:: Provided data

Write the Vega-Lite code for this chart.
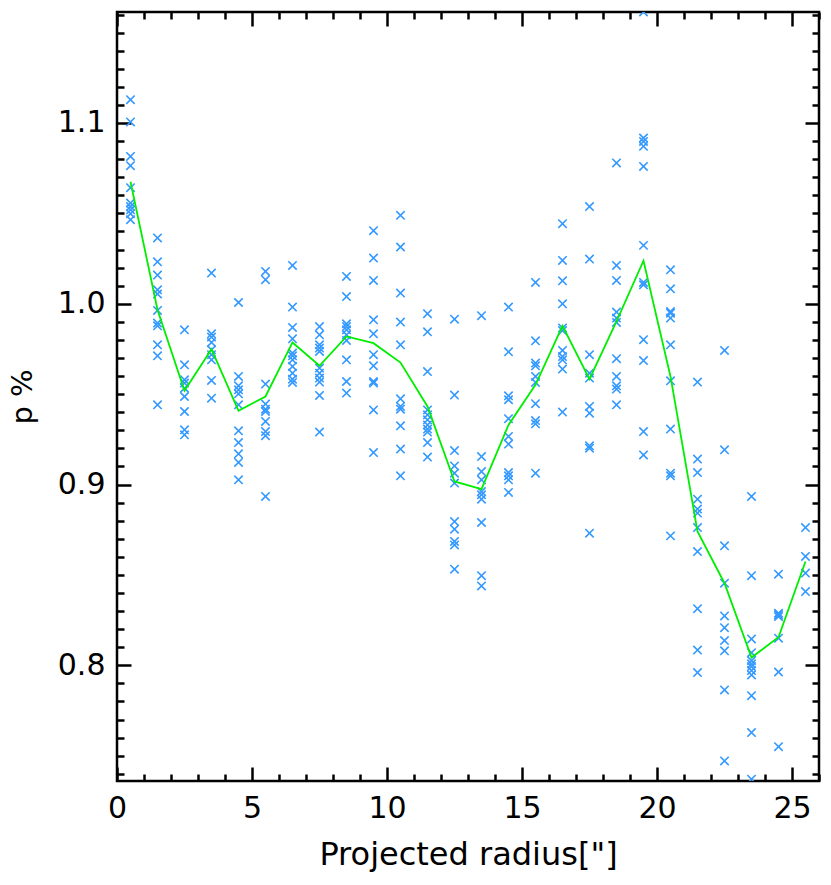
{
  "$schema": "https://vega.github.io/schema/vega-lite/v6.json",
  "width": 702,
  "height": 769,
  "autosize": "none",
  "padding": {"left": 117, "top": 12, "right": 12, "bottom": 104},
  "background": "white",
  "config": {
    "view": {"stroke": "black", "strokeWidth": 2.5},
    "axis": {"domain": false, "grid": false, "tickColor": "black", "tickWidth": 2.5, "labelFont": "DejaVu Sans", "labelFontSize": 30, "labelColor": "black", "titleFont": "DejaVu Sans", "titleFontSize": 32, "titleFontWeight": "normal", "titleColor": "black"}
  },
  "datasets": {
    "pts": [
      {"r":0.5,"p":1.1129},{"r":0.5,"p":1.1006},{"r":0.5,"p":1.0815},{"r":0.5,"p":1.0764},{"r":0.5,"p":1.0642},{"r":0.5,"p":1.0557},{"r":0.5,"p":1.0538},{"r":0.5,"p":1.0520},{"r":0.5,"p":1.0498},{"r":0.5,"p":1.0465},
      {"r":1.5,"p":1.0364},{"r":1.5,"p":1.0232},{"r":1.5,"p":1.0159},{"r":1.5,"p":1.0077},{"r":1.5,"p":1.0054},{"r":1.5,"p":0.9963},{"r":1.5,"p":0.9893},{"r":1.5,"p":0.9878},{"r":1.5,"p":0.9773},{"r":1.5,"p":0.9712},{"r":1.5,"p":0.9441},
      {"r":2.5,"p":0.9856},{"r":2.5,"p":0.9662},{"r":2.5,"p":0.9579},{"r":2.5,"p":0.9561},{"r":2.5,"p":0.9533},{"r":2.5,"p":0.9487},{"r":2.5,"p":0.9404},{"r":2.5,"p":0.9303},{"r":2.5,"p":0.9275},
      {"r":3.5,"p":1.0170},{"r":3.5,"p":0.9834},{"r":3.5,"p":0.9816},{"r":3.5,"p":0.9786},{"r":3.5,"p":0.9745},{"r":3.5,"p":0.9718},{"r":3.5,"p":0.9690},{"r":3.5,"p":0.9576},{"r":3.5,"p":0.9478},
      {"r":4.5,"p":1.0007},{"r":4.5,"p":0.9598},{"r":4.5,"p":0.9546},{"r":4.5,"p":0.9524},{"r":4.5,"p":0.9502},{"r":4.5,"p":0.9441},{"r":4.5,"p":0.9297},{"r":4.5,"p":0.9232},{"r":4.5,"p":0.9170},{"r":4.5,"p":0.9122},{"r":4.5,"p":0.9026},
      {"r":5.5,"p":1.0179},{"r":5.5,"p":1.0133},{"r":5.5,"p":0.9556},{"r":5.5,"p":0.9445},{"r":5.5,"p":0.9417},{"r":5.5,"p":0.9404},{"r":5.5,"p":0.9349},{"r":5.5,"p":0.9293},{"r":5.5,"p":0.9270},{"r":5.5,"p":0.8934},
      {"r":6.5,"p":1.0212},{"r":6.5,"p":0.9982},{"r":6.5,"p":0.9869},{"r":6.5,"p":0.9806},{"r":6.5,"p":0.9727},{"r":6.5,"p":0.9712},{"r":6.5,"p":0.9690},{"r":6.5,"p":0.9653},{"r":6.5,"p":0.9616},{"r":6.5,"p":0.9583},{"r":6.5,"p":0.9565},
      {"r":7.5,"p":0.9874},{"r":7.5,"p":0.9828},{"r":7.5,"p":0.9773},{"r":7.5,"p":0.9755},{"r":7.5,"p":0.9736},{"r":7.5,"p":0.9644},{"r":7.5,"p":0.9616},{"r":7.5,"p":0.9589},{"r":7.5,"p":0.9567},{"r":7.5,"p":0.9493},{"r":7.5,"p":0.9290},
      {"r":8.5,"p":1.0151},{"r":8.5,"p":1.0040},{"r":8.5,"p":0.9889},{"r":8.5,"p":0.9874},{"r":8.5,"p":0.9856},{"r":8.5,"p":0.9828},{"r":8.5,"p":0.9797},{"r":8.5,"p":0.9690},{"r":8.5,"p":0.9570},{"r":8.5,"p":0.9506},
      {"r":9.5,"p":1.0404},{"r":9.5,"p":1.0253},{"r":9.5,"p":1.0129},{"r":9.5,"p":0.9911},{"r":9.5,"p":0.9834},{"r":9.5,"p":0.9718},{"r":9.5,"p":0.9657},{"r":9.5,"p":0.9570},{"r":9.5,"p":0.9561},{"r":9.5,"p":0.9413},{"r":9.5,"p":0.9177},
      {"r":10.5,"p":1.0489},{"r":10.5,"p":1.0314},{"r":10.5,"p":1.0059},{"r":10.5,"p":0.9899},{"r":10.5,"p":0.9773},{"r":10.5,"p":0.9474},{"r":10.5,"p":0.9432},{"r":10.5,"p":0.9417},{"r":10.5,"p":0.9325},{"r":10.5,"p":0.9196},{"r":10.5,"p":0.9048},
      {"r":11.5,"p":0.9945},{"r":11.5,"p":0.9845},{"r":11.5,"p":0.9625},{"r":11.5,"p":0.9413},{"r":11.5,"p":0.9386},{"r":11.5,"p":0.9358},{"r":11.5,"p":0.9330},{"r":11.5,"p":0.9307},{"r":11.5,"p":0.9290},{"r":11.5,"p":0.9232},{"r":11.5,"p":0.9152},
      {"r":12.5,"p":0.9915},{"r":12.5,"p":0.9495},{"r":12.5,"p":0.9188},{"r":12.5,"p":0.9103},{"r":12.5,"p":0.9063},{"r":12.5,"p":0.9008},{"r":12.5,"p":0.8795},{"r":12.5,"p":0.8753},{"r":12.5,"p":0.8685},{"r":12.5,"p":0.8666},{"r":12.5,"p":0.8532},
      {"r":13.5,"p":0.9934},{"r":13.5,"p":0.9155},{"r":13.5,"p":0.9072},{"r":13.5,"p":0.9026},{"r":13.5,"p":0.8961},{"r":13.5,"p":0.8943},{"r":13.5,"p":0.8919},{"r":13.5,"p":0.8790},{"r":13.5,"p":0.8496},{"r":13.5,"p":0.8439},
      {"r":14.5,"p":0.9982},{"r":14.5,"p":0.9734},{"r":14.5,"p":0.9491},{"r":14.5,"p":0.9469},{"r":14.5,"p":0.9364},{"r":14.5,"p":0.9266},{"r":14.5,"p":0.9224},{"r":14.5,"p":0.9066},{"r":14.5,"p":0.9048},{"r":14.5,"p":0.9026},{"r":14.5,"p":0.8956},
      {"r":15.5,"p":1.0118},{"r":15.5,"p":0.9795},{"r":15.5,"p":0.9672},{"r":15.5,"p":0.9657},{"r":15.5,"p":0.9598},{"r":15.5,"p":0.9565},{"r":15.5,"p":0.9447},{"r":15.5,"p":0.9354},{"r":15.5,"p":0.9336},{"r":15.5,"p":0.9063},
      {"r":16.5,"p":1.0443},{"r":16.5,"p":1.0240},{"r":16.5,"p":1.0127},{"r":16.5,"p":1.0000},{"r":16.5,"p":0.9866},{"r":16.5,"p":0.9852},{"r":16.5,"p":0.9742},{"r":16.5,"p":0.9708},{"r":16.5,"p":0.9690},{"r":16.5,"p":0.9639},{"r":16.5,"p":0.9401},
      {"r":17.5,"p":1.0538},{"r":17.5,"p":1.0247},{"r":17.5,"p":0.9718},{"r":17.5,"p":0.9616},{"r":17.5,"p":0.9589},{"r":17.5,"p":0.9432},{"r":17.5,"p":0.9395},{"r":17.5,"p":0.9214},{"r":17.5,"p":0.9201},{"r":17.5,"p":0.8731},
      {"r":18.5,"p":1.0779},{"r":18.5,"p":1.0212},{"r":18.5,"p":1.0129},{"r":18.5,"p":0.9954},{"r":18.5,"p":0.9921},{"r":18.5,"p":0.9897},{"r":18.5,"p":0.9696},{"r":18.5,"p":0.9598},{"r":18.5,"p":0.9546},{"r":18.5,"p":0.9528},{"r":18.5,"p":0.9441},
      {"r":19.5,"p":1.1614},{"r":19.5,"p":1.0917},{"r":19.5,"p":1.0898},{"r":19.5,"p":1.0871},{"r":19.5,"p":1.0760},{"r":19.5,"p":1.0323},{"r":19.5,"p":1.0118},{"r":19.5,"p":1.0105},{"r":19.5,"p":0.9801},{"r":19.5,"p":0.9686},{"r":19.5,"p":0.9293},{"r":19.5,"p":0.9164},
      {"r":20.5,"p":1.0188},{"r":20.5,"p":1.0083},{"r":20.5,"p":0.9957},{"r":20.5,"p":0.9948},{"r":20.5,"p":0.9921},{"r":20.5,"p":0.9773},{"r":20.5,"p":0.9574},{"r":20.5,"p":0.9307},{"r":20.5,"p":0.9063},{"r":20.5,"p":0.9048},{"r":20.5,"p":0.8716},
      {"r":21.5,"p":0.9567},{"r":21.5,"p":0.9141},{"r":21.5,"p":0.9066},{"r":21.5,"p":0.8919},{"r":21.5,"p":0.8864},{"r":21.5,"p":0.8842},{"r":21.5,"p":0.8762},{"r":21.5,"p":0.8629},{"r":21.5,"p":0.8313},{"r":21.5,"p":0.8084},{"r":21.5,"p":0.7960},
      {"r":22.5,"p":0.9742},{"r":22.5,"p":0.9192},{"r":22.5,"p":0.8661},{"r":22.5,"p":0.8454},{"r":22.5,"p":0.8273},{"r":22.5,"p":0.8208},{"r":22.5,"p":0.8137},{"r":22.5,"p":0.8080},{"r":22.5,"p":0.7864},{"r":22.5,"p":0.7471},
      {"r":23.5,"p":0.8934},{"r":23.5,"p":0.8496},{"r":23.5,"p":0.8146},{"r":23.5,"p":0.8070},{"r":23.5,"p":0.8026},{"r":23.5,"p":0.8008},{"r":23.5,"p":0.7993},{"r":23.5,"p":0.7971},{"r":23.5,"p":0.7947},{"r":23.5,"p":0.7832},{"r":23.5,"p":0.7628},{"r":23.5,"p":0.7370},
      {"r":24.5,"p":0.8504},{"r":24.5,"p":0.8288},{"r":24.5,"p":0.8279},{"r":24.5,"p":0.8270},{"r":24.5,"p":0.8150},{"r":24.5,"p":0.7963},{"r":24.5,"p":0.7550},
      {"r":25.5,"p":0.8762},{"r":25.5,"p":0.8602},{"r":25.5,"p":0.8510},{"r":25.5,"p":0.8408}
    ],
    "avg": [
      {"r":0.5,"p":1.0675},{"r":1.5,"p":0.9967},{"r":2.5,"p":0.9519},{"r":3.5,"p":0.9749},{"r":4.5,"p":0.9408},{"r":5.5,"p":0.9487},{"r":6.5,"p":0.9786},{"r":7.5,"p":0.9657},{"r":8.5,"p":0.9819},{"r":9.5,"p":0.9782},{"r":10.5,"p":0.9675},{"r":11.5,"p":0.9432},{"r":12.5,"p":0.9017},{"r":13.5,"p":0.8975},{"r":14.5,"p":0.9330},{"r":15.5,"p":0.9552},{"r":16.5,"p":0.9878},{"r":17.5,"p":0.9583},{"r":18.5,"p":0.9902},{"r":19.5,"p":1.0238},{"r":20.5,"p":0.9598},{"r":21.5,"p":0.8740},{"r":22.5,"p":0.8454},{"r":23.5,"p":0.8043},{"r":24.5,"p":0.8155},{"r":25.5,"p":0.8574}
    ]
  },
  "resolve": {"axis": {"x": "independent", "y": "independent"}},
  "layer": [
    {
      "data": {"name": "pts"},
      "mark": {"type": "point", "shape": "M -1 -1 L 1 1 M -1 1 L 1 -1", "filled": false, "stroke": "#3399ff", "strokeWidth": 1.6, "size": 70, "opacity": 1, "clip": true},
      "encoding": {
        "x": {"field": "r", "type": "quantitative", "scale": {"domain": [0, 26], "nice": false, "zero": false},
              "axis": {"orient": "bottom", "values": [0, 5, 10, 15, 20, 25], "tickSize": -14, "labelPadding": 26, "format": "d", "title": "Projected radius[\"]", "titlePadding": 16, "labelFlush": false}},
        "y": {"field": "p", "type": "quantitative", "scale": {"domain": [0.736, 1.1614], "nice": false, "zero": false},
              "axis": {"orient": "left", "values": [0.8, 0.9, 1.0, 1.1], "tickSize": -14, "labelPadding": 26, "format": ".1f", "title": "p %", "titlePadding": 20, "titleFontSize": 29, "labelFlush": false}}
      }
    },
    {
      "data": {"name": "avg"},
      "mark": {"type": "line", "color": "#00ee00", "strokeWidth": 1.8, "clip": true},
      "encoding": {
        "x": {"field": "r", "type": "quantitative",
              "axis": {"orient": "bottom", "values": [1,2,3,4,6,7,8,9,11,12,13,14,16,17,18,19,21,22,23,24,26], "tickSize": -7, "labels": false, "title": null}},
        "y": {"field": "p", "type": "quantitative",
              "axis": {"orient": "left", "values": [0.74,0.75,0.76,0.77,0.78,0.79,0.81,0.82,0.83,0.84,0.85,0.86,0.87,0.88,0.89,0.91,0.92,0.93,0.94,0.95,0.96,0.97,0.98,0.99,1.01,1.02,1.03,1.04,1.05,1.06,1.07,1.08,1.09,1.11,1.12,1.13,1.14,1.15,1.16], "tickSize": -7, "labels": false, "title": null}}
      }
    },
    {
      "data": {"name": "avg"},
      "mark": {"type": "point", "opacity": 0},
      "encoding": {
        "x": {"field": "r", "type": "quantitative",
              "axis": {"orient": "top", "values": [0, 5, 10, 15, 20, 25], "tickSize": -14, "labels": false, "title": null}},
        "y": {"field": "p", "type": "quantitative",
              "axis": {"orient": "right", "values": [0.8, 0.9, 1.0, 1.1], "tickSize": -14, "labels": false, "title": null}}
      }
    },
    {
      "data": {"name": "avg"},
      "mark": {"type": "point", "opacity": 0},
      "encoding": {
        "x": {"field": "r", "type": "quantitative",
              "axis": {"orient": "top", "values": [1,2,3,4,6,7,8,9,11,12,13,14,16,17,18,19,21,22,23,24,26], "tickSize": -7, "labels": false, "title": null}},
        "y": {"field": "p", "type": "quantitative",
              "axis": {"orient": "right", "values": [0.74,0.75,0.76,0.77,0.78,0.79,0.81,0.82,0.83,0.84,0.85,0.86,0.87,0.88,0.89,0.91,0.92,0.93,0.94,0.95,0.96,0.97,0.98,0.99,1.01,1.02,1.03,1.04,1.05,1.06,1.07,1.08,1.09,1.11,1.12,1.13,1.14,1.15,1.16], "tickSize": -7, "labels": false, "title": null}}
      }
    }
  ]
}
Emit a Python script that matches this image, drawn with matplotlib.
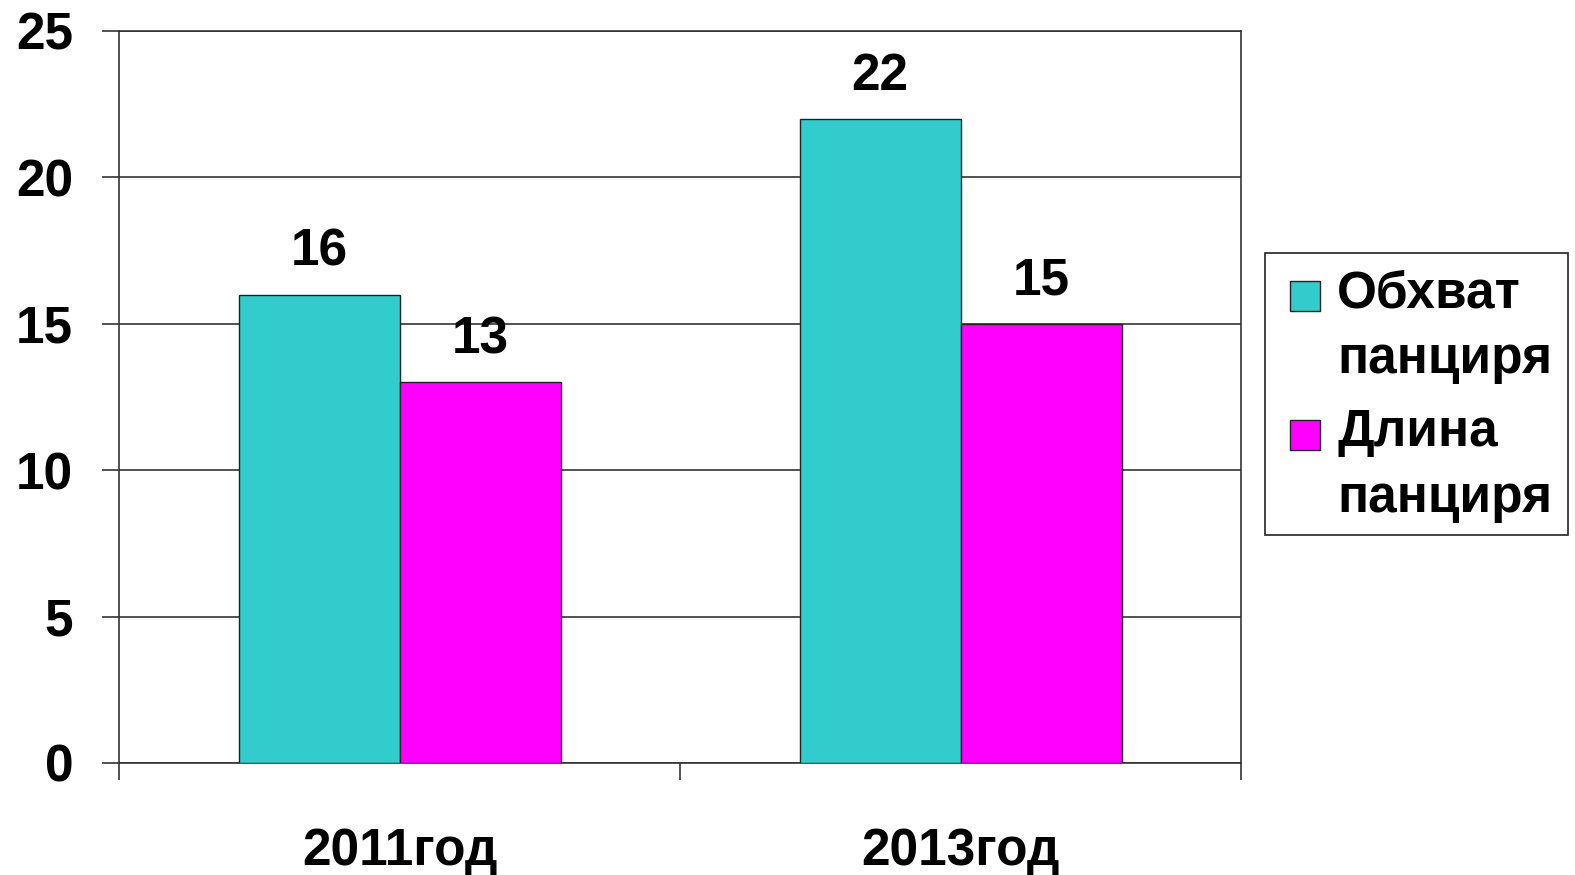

::::

**Stated task:** Using the listing above, pick out each line that contains the word "this", then copy it.

**Task output:**
Write the Vega-Lite code for this chart.
Emit a Python script that matches this image, drawn with matplotlib.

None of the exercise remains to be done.